Delação premiada acabou se tornando uma figura de retórica. Só que a retórica aqui assumiu uma importância e uma dimensão significativa, na medida em que o delator foi o responsável pelo maior sistema de propina já visto na história da civilização e, exauridas as chances de defesa, acabou desvelando os subterrâneos do poder e a gigantesca maracutaia que vinha, sim, sendo praticada há muito tempo, mas que foi incrementada, instrumentalizada e institucionalizada em grande escala de 12 a 13 anos para cá.

A gênese do problema transcende, no entanto, esses tempos recentes. Desde a colonização, o germe da corrupção já estava implantado aqui, nessa terra de Santa Cruz. Os “santos do pau oco” eram levados do Brasil para a Europa recheados de ouro em pó ou pepitas, para fugir do imposto de 25% (o tal do quinto). Hoje, somos espoliados pelos governos, tanto federal como estadual, com impostos imensamente mais elevados, com a indústria dos radares nas estradas e com um sistema de saúde e de educação abaixo da crítica.

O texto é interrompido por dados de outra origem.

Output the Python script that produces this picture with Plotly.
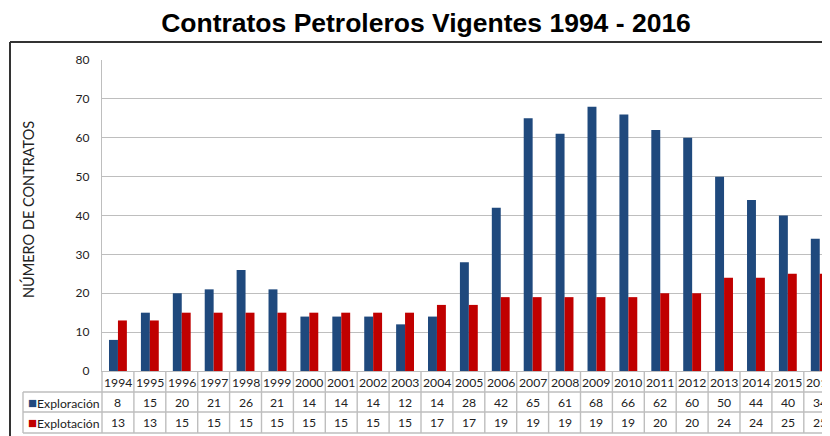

Octávio Mangabeira disse certa vez que o Brasil tinha que ser feito de novo. Penso ser uma tarefa muito difícil consertar isso que está aí. Mas o único modo seria através da educação. Não apenas a educação formal nos bancos das escolas, mas, principalmente, a educação que começa no berço, no seio da família e que fornece as bases para o surgimento do cidadão. Ali são forjados (ou deveriam ser) os valores pessoais e nacionais.

Mas até que isso aconteça, vamos vivendo o universo das delações premiadas, assistindo ao desfiar de listas e mais listas de corruptos e mostrando ao mundo essa banda podre da nossa pátria que envergonha aquela parcela de cidadãos dignos que ainda existe em nosso país.